The gist of what happened is summarized in a Chicago Tribune article from 9/5/21:
When he returned, he found a Black Lives Matter poster attached to his door. He took it down and replaced it with his own handwritten poster that said, “All Lives Matter to Our Lord and Savior Jesus Christ.” That poster was subsequently taken down after the head football coach told him to take it down. However, a colleague of Beathard’s shared a picture of the poster he took down. In response, some football players boycotted practice, and a campus wide boycott ensued and a list of demands was created by ISU students. One of the demands was for the department of athletics to publicly support the Black Lives Matter movement.
A few days later, Beathard was fired.
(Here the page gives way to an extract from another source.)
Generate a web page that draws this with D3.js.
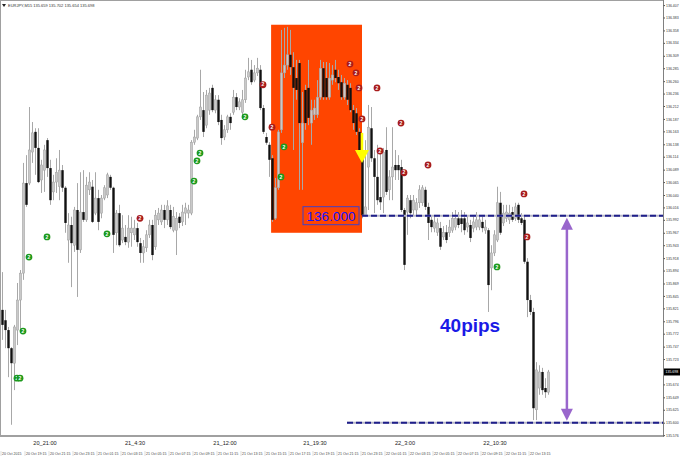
<!DOCTYPE html>
<html><head><meta charset="utf-8">
<script src="https://cdn.jsdelivr.net/npm/d3@7"></script>
<style>html,body{margin:0;padding:0;background:#fff;}svg{display:block;font-family:"Liberation Sans",Arial,sans-serif;}</style>
</head><body><svg id="c" width="680" height="457"></svg>
<script>
// ---- data (EURJPY, M15) ----
const openP=[135.818,135.798,135.779,135.744,135.715,135.779,135.837,135.889,136.063,136.063,
136.123,136.162,136.131,136.069,136.088,136.146,136.092,136.046,136.065,136.056,
136.088,136.054,135.953,135.982,135.943,136.011,135.934,136.007,135.992,136.050,
136.056,136.005,136.034,136.005,136.034,136.040,136.075,136.054,135.967,136.005,
135.953,135.959,135.949,135.967,135.963,135.976,135.947,135.928,135.938,135.963,
135.982,135.940,135.992,135.988,136.011,135.992,136.011,135.972,135.972,135.998,
135.988,136.005,136.005,136.005,136.142,136.150,136.191,136.204,136.175,136.204,
136.247,136.204,136.224,136.185,136.152,136.166,136.191,136.200,136.229,136.210,
136.200,136.224,136.268,136.282,136.262,136.276,136.282,136.208,136.152,136.137,
136.111,135.995,136.054,136.166,136.276,136.291,136.311,136.287,136.266,136.295,
136.141,136.243,136.247,136.179,136.195,136.195,136.229,136.285,136.266,136.229,
136.262,136.282,136.268,136.258,136.229,136.253,136.247,136.204,136.198,136.162,
136.121,136.001,136.094,136.169,136.111,136.075,136.036,136.036,136.127,136.050,
136.075,136.098,136.098,136.094,136.011,136.007,136.030,136.011,136.011,136.025,
136.025,136.050,136.017,135.992,135.976,135.968,135.976,135.959,135.968,135.967,
135.972,135.978,135.995,135.995,135.995,135.978,135.982,135.976,135.978,135.978,
135.988,135.972,135.972,135.899,135.928,135.953,136.025,135.986,135.995,135.992,
136.007,135.995,136.021,135.995,135.992,135.911,135.837,135.814,135.625,135.667,
135.698,135.667,135.659];
const highP=[135.891,135.818,135.785,135.746,135.789,135.870,135.895,136.102,136.117,136.210,
136.181,136.169,136.169,136.108,136.137,136.150,136.108,136.079,136.111,136.127,
136.098,136.057,136.005,135.998,136.017,136.063,136.084,136.088,136.075,136.084,
136.069,136.084,136.050,136.040,136.059,136.083,136.079,136.056,136.011,136.021,
136.001,135.982,136.001,135.998,135.992,135.986,135.957,135.953,135.972,135.992,
135.992,136.011,136.015,136.021,136.021,136.030,136.021,136.017,136.007,136.005,
136.021,136.025,136.021,136.146,136.166,136.195,136.282,136.239,136.243,136.247,
136.253,136.233,136.233,136.195,136.175,136.195,136.198,136.243,136.237,136.227,
136.243,136.282,136.305,136.301,136.291,136.305,136.291,136.214,136.160,136.142,
136.117,136.073,136.166,136.359,136.363,136.365,136.359,136.316,136.301,136.301,
136.239,136.253,136.301,136.224,136.224,136.262,136.301,136.297,136.297,136.295,
136.291,136.301,136.282,136.272,136.266,136.262,136.256,136.214,136.208,136.169,
136.127,136.146,136.214,136.210,136.127,136.137,136.127,136.131,136.171,136.088,
136.171,136.127,136.117,136.108,136.015,136.040,136.040,136.040,136.034,136.059,
136.059,136.056,136.025,136.001,136.001,135.995,135.988,135.980,135.982,135.992,
136.007,136.011,136.007,136.011,136.007,136.001,135.992,136.001,136.007,136.001,
136.001,135.992,135.976,135.943,135.972,136.056,136.046,136.021,136.021,136.021,
136.017,136.025,136.025,136.005,136.001,135.918,135.847,135.822,135.717,135.711,
135.706,135.686,135.702];
const lowP=[135.760,135.744,135.688,135.596,135.663,135.750,135.779,135.876,136.017,136.059,
136.102,136.079,136.063,136.044,136.046,136.075,136.021,136.030,136.044,136.030,
136.046,135.967,135.909,135.862,135.930,135.843,135.928,135.988,135.988,136.040,
135.986,136.001,135.972,135.995,136.030,136.034,136.050,135.928,135.943,135.940,
135.947,135.943,135.938,135.940,135.953,135.940,135.909,135.909,135.930,135.957,
135.914,135.934,135.982,135.982,135.976,135.982,135.974,135.968,135.924,135.976,
135.980,135.982,135.995,136.001,136.137,136.146,136.185,136.152,136.169,136.195,
136.200,136.198,136.175,136.137,136.146,136.160,136.166,136.195,136.204,136.204,
136.195,136.218,136.262,136.253,136.258,136.270,136.204,136.158,136.137,136.075,
135.988,135.992,136.050,136.160,136.266,136.282,136.272,136.127,136.224,136.050,
136.050,136.166,136.175,136.137,136.185,136.189,136.224,136.224,136.224,136.224,
136.253,136.258,136.243,136.224,136.224,136.214,136.200,136.166,136.156,136.117,
135.995,135.998,136.011,136.104,136.005,136.021,136.011,136.005,136.040,136.030,
136.030,136.069,136.069,136.007,135.895,135.963,135.995,136.001,136.001,136.015,
136.019,136.011,135.953,135.968,135.968,135.961,135.934,135.953,135.947,135.959,
135.967,135.972,135.976,135.968,135.963,135.968,135.949,135.968,135.972,135.972,
135.968,135.965,135.814,135.856,135.922,135.949,135.963,135.980,135.988,135.984,
135.988,135.990,135.986,135.982,135.907,135.804,135.808,135.605,135.605,135.654,
135.654,135.648,135.654];
const closeP=[135.789,135.779,135.744,135.715,135.785,135.837,135.889,136.063,136.021,136.127,
136.160,136.131,136.065,136.098,136.127,136.092,136.030,136.065,136.084,136.088,
136.054,135.986,135.982,135.947,136.011,135.934,136.007,135.992,136.059,136.065,
135.988,136.034,135.988,136.034,136.054,136.079,136.054,135.963,136.005,135.943,
135.976,135.949,135.976,135.976,135.976,135.949,135.928,135.940,135.963,135.982,
135.924,136.001,136.005,136.011,135.992,136.019,135.978,135.998,135.995,135.986,
136.007,136.015,136.011,136.142,136.152,136.191,136.210,136.162,136.233,136.237,
136.204,136.224,136.181,136.150,136.166,136.191,136.179,136.229,136.210,136.220,
136.224,136.266,136.278,136.258,136.276,136.285,136.208,136.162,136.141,136.108,
135.992,136.054,136.162,136.276,136.291,136.311,136.287,136.247,136.243,136.179,
136.179,136.179,136.189,136.204,136.208,136.229,136.285,136.229,136.229,136.266,
136.272,136.266,136.256,136.229,136.256,136.224,136.204,136.179,136.162,136.121,
136.001,136.017,136.171,136.111,136.075,136.030,136.026,136.123,136.046,136.075,
136.094,136.088,136.088,136.011,135.905,136.034,136.005,136.030,136.025,136.050,
136.054,136.017,135.986,135.978,135.988,135.986,135.940,135.968,135.953,135.978,
135.995,135.995,135.982,135.984,135.972,135.986,135.957,135.988,135.992,135.992,
135.976,135.978,135.866,135.928,135.963,136.025,135.967,136.005,136.007,136.005,
135.992,136.017,135.992,135.986,135.911,135.837,135.814,135.628,135.702,135.698,
135.663,135.659,135.698];

const greenBars=[5,6,7,9,15,35,64,65,66,81,93,94,165];
const greenPrices=[135.686,135.686,135.777,135.920,135.959,135.965,136.067,136.106,136.121,136.191,136.075,136.133,135.901];
const redBars=[46,87,90,116,118,119,120,125,126,133,134,142,174,175];
const redPrices=[135.995,136.253,136.171,136.293,136.276,136.247,136.187,136.247,136.125,136.179,136.083,136.098,136.042,135.959];

const priceTicks=[136.407,136.383,136.358,136.334,136.309,136.285,136.260,136.236,136.212,136.187,136.163,136.138,136.114,136.089,136.065,136.040,136.016,135.992,135.967,135.943,135.918,135.894,135.869,135.845,135.821,135.796,135.772,135.747,135.723,135.674,135.649,135.625,135.600,135.576];
const currentPrice=135.698;

const majorTimeLabels=["20_21:00","21_4:30","21_12:00","21_19:30","22_3:00","22_10:30"];
const majorTimeBars=[15,45,75,105,135,165];
const dateLabels=["20 Oct 2015","20 Oct 19:15","20 Oct 21:15","20 Oct 23:15","21 Oct 01:15","21 Oct 03:15","21 Oct 05:15","21 Oct 07:15","21 Oct 09:15","21 Oct 11:15","21 Oct 13:15","21 Oct 15:15","21 Oct 17:15","21 Oct 19:15","21 Oct 21:15","21 Oct 23:15","22 Oct 01:15","22 Oct 03:15","22 Oct 05:15","22 Oct 07:15","22 Oct 09:15","22 Oct 11:15","22 Oct 13:15"];
const dateBars=[0,8,16,24,32,40,48,56,64,72,80,88,96,104,112,120,128,136,144,152,160,168,176];

// annotations
const zoneBars=[89.7,120];
const zonePrices=[136.369,135.967];
const levelPrice=136.000, targetPrice=135.600;
const levelStartBar=120, targetStartBar=115;
const levelLabel="136.000", levelLabelBar=119;
const arrowBar=120, arrowPrices=[136.160,136.127,136.102];
const pipsBar=188.3, pipsText="40pips", pipsTextBar=146, pipsTextPrice=135.775;
const titleText="EURJPY,M15  135.659 135.702 135.654 135.698";

// ---- drawing ----
const W=680,H=457, plotR=663, plotB=436;
const svg=d3.select("#c");
const x=d3.scaleLinear().domain([0,182]).range([2,548]);
const y=d3.scaleLinear().domain([135.6,136.0]).range([422.7,215.7]);

svg.append("defs").append("clipPath").attr("id","pc").append("rect").attr("x",0).attr("y",0).attr("width",plotR).attr("height",plotB);
const plot=svg.append("g").attr("clip-path","url(#pc)");

// orange zone
plot.append("rect").attr("x",x(zoneBars[0])).attr("y",y(zonePrices[0]))
 .attr("width",x(zoneBars[1])-x(zoneBars[0])).attr("height",y(zonePrices[1])-y(zonePrices[0]))
 .attr("fill","#ff4500");

const bars=d3.range(openP.length).map(i=>({i,o:openP[i],h:highP[i],l:lowP[i],c:closeP[i]}));
plot.append("g").selectAll("line").data(bars).join("line")
 .attr("x1",d=>x(d.i)+0.5).attr("x2",d=>x(d.i)+0.5).attr("y1",d=>y(d.h)).attr("y2",d=>y(d.l))
 .attr("stroke","#a8a8a8").attr("stroke-width",1);
plot.append("g").selectAll("rect").data(bars).join("rect")
 .attr("x",d=>x(d.i)-0.7).attr("width",2.4)
 .attr("y",d=>y(Math.max(d.o,d.c))).attr("height",d=>Math.max(1,Math.abs(y(d.o)-y(d.c))))
 .attr("fill",d=>d.c>=d.o?"#c9c9c9":"#111")
 .attr("stroke",d=>d.c>=d.o?"#a0a0a0":"none").attr("stroke-width",0.5);

// level lines
function level(p,b){
  plot.append("line").attr("x1",x(b)).attr("x2",plotR).attr("y1",y(p)).attr("y2",y(p)).attr("stroke","#b8b8c8").attr("stroke-width",2);
  plot.append("line").attr("x1",x(b)).attr("x2",plotR).attr("y1",y(p)).attr("y2",y(p)).attr("stroke","#1f1f8a").attr("stroke-width",2).attr("stroke-dasharray","6,3");
}
level(levelPrice,levelStartBar);
level(targetPrice,targetStartBar);

// level label
const lx=x(levelLabelBar), ly=y(levelPrice);
plot.append("rect").attr("x",lx-56).attr("y",ly-9).attr("width",56).attr("height",18).attr("fill","none").attr("stroke","#4040c8").attr("stroke-width",1);
plot.append("text").attr("x",lx-28).attr("y",ly+5).attr("text-anchor","middle").attr("font-size",13.5).attr("fill","#1414ff").text(levelLabel);

// yellow arrow
const ax=x(arrowBar);
plot.append("line").attr("x1",ax).attr("x2",ax).attr("y1",y(arrowPrices[0])).attr("y2",y(arrowPrices[1])).attr("stroke","#ffff00").attr("stroke-width",2.5);
plot.append("path").attr("d",`M${ax-7},${y(arrowPrices[1])}L${ax+7},${y(arrowPrices[1])}L${ax},${y(arrowPrices[2])}Z`).attr("fill","#ffff00");

// markers
function markers(bs,ps,col){
  const g=plot.append("g");
  bs.forEach((b,k)=>{
    g.append("circle").attr("cx",x(b)).attr("cy",y(ps[k])).attr("r",3.4).attr("fill",col);
    g.append("text").attr("x",x(b)).attr("y",y(ps[k])+1.7).attr("text-anchor","middle").attr("font-size",5).attr("font-weight","bold").attr("fill","#fff").text("2");
  });
}
markers(greenBars,greenPrices,"#1d9a1d");
markers(redBars,redPrices,"#a81c1c");

// purple double arrow
const px=x(pipsBar), pt=y(levelPrice)+2, pb=y(targetPrice)-2;
plot.append("line").attr("x1",px).attr("x2",px).attr("y1",pt+8).attr("y2",pb-8).attr("stroke","#9966cc").attr("stroke-width",2.5);
plot.append("path").attr("d",`M${px},${pt}L${px-6},${pt+12}L${px+6},${pt+12}Z`).attr("fill","#9966cc");
plot.append("path").attr("d",`M${px},${pb}L${px-6},${pb-12}L${px+6},${pb-12}Z`).attr("fill","#9966cc");
plot.append("text").attr("x",x(pipsTextBar)).attr("y",y(pipsTextPrice)).attr("font-size",19).attr("font-weight","bold").attr("fill","#1a1ae6").text(pipsText);

// frame
svg.append("line").attr("x1",0).attr("x2",plotR).attr("y1",0.5).attr("y2",0.5).attr("stroke","#a0a0a0");
svg.append("line").attr("x1",0.5).attr("x2",0.5).attr("y1",0).attr("y2",plotB).attr("stroke","#a0a0a0");
svg.append("line").attr("x1",0).attr("x2",plotR).attr("y1",plotB).attr("y2",plotB).attr("stroke","#a0a0a0").attr("stroke-width",2);
svg.append("line").attr("x1",plotR+0.5).attr("x2",plotR+0.5).attr("y1",0).attr("y2",plotB+1).attr("stroke","#808080");

// right price axis
const ag=svg.append("g").attr("transform",`translate(${plotR+0.5},0)`)
 .call(d3.axisRight(y).tickValues(priceTicks).tickFormat(d3.format(".3f")).tickSize(1.5).tickPadding(1));
ag.select(".domain").remove();
ag.selectAll("text").attr("font-size",3.5).attr("fill","#333").attr("font-family","Liberation Sans, Arial, sans-serif");
ag.selectAll("line").attr("stroke","#555");
const cy=y(currentPrice);
svg.append("rect").attr("x",plotR+1).attr("y",cy-3.5).attr("width",W-plotR-1).attr("height",7).attr("fill","#000");
svg.append("text").attr("x",plotR+2.5).attr("y",cy+1.3).attr("font-size",3.5).attr("fill","#fff").text(d3.format(".3f")(currentPrice));

// time axis
const tg=svg.append("g");
majorTimeLabels.forEach((t,k)=>{
  tg.append("text").attr("x",x(majorTimeBars[k])-2).attr("y",445).attr("text-anchor","middle").attr("font-size",5.6).attr("fill","#222").text(t);
});
dateLabels.forEach((t,k)=>{
  tg.append("text").attr("x",x(dateBars[k])).attr("y",455).attr("font-size",3.6).attr("fill","#444").text(t);
  tg.append("line").attr("x1",x(dateBars[k])-1).attr("x2",x(dateBars[k])-1).attr("y1",451).attr("y2",456).attr("stroke","#bbb").attr("stroke-width",0.5);
});

// title
svg.append("path").attr("d","M2,4L6,4L4,7Z").attr("fill","#222");
svg.append("text").attr("x",8).attr("y",6.8).attr("font-size",4).attr("fill","#333").text(titleText);
</script></body></html>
He was dismissed on Sept. 2, 2020, by head coach Brock Spack, and the decision to terminate was authorized by then-athletic director Larry Lyons.
Beathard claims he was told he was fired because Spack did not like the direction of the offense. This is strange since Beathard set several records and the team achieved national ranking with his offense in 2014 and 2015 and again in 2018 and 2019.
Mr.Beathard is standing up for himself. He is suing the school’s head football coach and its former athletic director, claiming his First Amendment rights were violated after he replaced a Black Lives Matter poster from his office door with another poster.
Doug Churdar, Beathard’s attorney, maintains that Beathard’s views should have been respected in a public university.
“It’s come to this. If you put the government’s message on your door, you keep your job,” Churdar wrote in a news release. “If you replace it with your own message, you’re fired. That’s exactly what happened.
“There’s only one reason Beathard isn’t offensive coordinator at ISU: he did not toe the party line on BLM.”
So let’s cut to the chase here. The head football coach and the athletic director caved to the demands of the football team.(We won’t practice unless the athletic department backs BLM.) Because Kurt Beathard did not go along with this extortion, he was fired.
Certainly Kurt Beathard is not the only one who suffered because others caved to BLM demands, but Mr. Beathard is one of the few who said, in essence, “this is not right.”
To me this case involving an unknown assistant football coach in a relatively unknown State University in Bloomington-Normal, Illinois is very important. Why?
I project that the defendants will be under a lot of pressure to settle by widespread entities both in and outside of Illinois. Can you imagine the tsunami of similar suits that will occur if Kurt Beathard wins in court against the bullies who basically say, “Do it my way … or else!”
Me? I am saying a prayer that Mr. Beathard wins big time!